History

United Kingdom
- Name: HMS Cuttle
- Ordered: 11 December 1805
- Builder: Goodrich & Co. (prime contractor), Bermuda
- Laid down: 1806
- Launched: May 1807
- Honours and awards: Naval General Service Medal with clasp "Martinique"
- Fate: Broken up 1814 or wrecked 1814

General characteristics
- Type: Ballahoo-class schooner
- Tons burthen: 70 41⁄94 (bm)
- Length: 55 ft 2 in (16.8 m) (overall); 40 ft 10+1⁄2 in (12.5 m) (keel);
- Beam: 18 ft 0 in (5.5 m)
- Depth of hold: 9 ft 0 in (2.7 m)
- Sail plan: Schooner
- Complement: 20
- Armament: 4 × 12-pounder carronades

= HMS Cuttle (1807) =

HMS Cuttle was a Royal Navy Ballahoo-class schooner of four 12-pounder carronades and a crew of 20. The prime contractor for the vessel was Goodrich & Co., in Bermuda, and she was launched in 1807. She was broken up in 1814.

==Service==
She was commissioned in 1807 under Lieutenant Thomas Bury for the Halifax station. Between 28 September and 16 October she was in Portsmouth, refitting.

In October 1808, Lieutenant George Jackson took command. One of his first assignments was to sail to Boston to await the American president's response to the Chesapeake-Leopard Affair.

Cuttle was at the capture of Martinique in early 1809. In 1847 the Admiralty authorized the issuance of the Naval General Service Medal with clasp "Martinique" to all remaining survivors of the campaign that claimed it. Jackson left Cuttle after Martinique.

In late 1809 Cuttle was again at Halifax. Around early November she captured the Three Sisters, which the pirate Edward Jordan had owned but stolen, after killing the crew, to prevent foreclosure. He was convicted of piracy and executed in Halifax, Nova Scotia. His body was covered in tar and hanged from chains in a gibbet at Point Pleasant as a warning to others. His gibbet joined three others across the harbour on McNabs Island who had been executed for mutiny aboard the in the same year.

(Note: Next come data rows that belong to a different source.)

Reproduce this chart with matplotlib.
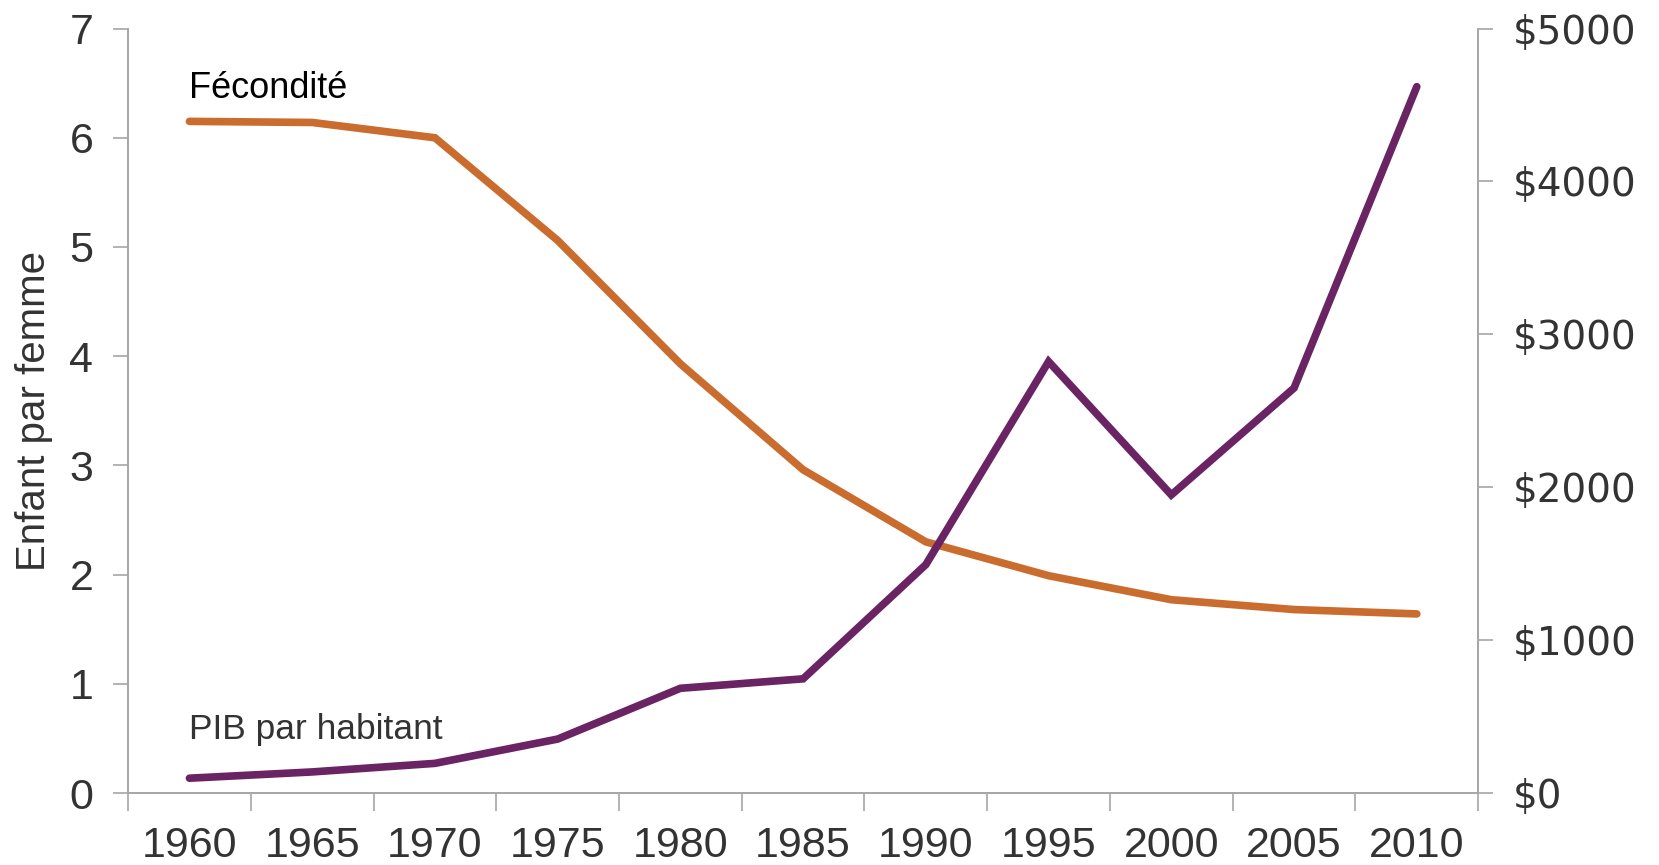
import matplotlib
matplotlib.use("Agg")
import matplotlib.pyplot as plt
import numpy as np

years = ["1960", "1965", "1970", "1975", "1980", "1985", "1990", "1995", "2000", "2005", "2010"]
fecondite = [6.15, 6.14, 6.00, 5.06, 3.93, 2.96, 2.30, 1.99, 1.77, 1.68, 1.64]
pib = [97, 138, 194, 353, 685, 747, 1494, 2822, 1950, 2649, 4620]
left_ticks = [0, 1, 2, 3, 4, 5, 6, 7]
right_ticks = [0, 1000, 2000, 3000, 4000, 5000]

orange = "#C96C2E"
purple = "#6A2363"
txt = "#333333"
grey = "#A6A6A6"

fig = plt.figure(figsize=(16.59, 8.65), dpi=100)
ax = fig.add_axes([0.0772, 0.0832, 0.8138, 0.8838])
ax2 = ax.twinx()

x = np.arange(len(years))
ax.plot(x, fecondite, color=orange, lw=5.5, solid_capstyle="round", solid_joinstyle="miter", zorder=3)
ax2.plot(x, pib, color=purple, lw=5.5, solid_capstyle="round", solid_joinstyle="miter", zorder=3)

ax.set_xlim(-0.5, len(years) - 0.5)
ax.set_ylim(0, 7)
ax2.set_ylim(0, 5000)

ax.set_xticks(x)
ax.set_xticklabels(years, fontname="Liberation Sans", fontsize=31, color=txt)
ax.set_xticks(np.arange(-0.5, len(years), 1.0), minor=True)
ax.tick_params(axis="x", which="major", length=0, pad=24)
ax.tick_params(axis="x", which="minor", length=13, width=1.2, color=grey, direction="out")

ax.set_yticks(left_ticks)
ax.set_yticklabels([str(t) for t in left_ticks], fontname="Liberation Sans", fontsize=31, color=txt)
ax.tick_params(axis="y", length=11, width=1.2, color=grey, pad=14)

ax2.set_yticks(right_ticks)
ax2.set_yticklabels(["$%d" % t for t in right_ticks], fontname="DejaVu Sans", fontsize=28, color=txt)
ax2.tick_params(axis="y", length=11, width=1.2, color=grey, pad=14)

for a in (ax, ax2):
    a.spines["top"].set_visible(False)
    for s in ("left", "right", "bottom"):
        a.spines[s].set_color(grey)
        a.spines[s].set_linewidth(1.2)

ax.set_ylabel("Enfant par femme", fontname="Liberation Sans", fontsize=29, color=txt, labelpad=12)

ax.text(0.0, 6.45, "Fécondité", fontname="Liberation Sans", fontsize=26, color="#000000",
        ha="left", va="center")
ax.text(0.0, 0.58, "PIB par habitant", fontname="Liberation Sans", fontsize=25.5, color=txt,
        ha="left", va="center")

fig.savefig("out.png", dpi=100)
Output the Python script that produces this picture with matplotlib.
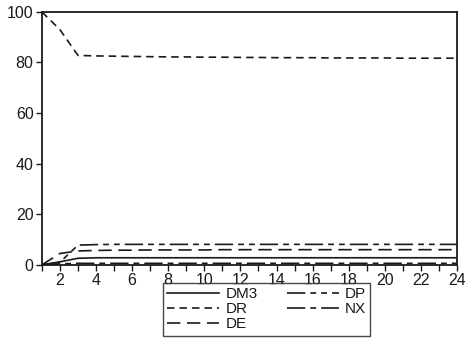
import matplotlib
matplotlib.use("Agg")
import matplotlib.pyplot as plt

plt.rcParams['font.family'] = ['Liberation Sans', 'DejaVu Sans']

periods = list(range(1, 25))

DR = [100.0, 93.0, 82.8, 82.6, 82.5, 82.4, 82.3, 82.2, 82.2, 82.1, 82.1, 82.0,
      82.0, 81.9, 81.9, 81.9, 81.8, 81.8, 81.8, 81.8, 81.7, 81.7, 81.7, 81.7]
DP = [0.0, 1.0, 7.8, 8.0, 8.1, 8.1, 8.1, 8.1, 8.1, 8.1, 8.1, 8.1,
      8.1, 8.1, 8.1, 8.1, 8.1, 8.1, 8.1, 8.1, 8.1, 8.1, 8.1, 8.1]
DE = [0.0, 4.5, 5.5, 5.7, 5.8, 5.8, 5.9, 5.9, 5.9, 5.9, 6.0, 6.0,
      6.0, 6.0, 6.0, 6.0, 6.0, 6.0, 6.0, 6.0, 6.0, 6.0, 6.0, 6.0]
DM3 = [0.0, 1.2, 2.6, 2.8, 2.8, 2.8, 2.8, 2.8, 2.8, 2.8, 2.8, 2.8,
       2.8, 2.8, 2.8, 2.8, 2.8, 2.8, 2.8, 2.8, 2.8, 2.8, 2.8, 2.8]
NX = [0.0, 0.4, 0.6, 0.6, 0.6, 0.6, 0.6, 0.6, 0.6, 0.6, 0.6, 0.6,
      0.6, 0.6, 0.6, 0.6, 0.6, 0.6, 0.6, 0.6, 0.6, 0.6, 0.6, 0.6]

x_labels = [str(v) for v in range(2, 25, 2)]
y_labels = [str(v) for v in range(0, 101, 20)]

fig = plt.figure(figsize=(4.65, 3.4), dpi=100)
ax = fig.add_axes([0.090, 0.221, 0.893, 0.744])

c = '#1a1a1a'
lw = 1.2
l_dm3, = ax.plot(periods, DM3, color=c, lw=lw, linestyle='-', label='DM3')
l_dp, = ax.plot(periods, DP, color=c, lw=lw, linestyle=(0, (11, 3, 3.5, 3, 3.5, 3)), label='DP')
l_dr, = ax.plot(periods, DR, color=c, lw=lw, linestyle=(0, (4.5, 3)), label='DR')
l_nx, = ax.plot(periods, NX, color=c, lw=lw, linestyle=(0, (11, 3, 3.5, 3)), label='NX')
l_de, = ax.plot(periods, DE, color=c, lw=lw, linestyle=(0, (8, 4)), label='DE')

ax.set_xlim(1, 24)
ax.set_ylim(0, 100)
ax.set_xticks(range(2, 25, 2))
ax.set_xticklabels(x_labels)
ax.set_xticks(range(1, 25), minor=True)
ax.set_yticks(range(0, 101, 20))
ax.set_yticklabels(y_labels)
ax.tick_params(axis='both', which='both', direction='out', length=4, width=1,
               labelsize=11.5, color=c, labelcolor=c, pad=2)
ax.tick_params(axis='x', which='minor', length=4)
for s in ax.spines.values():
    s.set_linewidth(1.3)
    s.set_color(c)

leg = fig.legend(handles=[l_dm3, l_dr, l_de, l_dp, l_nx], ncol=2,
                 loc='upper left', bbox_to_anchor=(0.35, 0.168),
                 fontsize=11, frameon=True, fancybox=False, edgecolor=c,
                 handlelength=3.4, handletextpad=0.4, columnspacing=1.9,
                 labelspacing=0.05, borderpad=0.3, borderaxespad=0)
leg.get_frame().set_linewidth(1.0)
for t in leg.get_texts():
    t.set_color(c)

fig.savefig('out.png', dpi=100)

In 1810 Cuttle was under the command of Lieutenant Michael Molloy, off North America. In June 1811 she was under Lieutenant William L. Patterson, who in 1812 was with her in Portsmouth. On 24 July 1812 she captured the American vessel Laura. Cuttle was then under a Lieutenant Saunders. The Mary, which Cuttle had detained as she was sailing from Rio de Janeiro to New York, came into Bermuda on 15 August. In 1813 Cuttle was under Lieutenant John T. Young.

==Fate==
Cuttle was decommissioned and laid up at Bermuda on 29 March. She was broken up in 1814. Still, several reports erroneously have her foundering with all hands off Halifax in December 1814.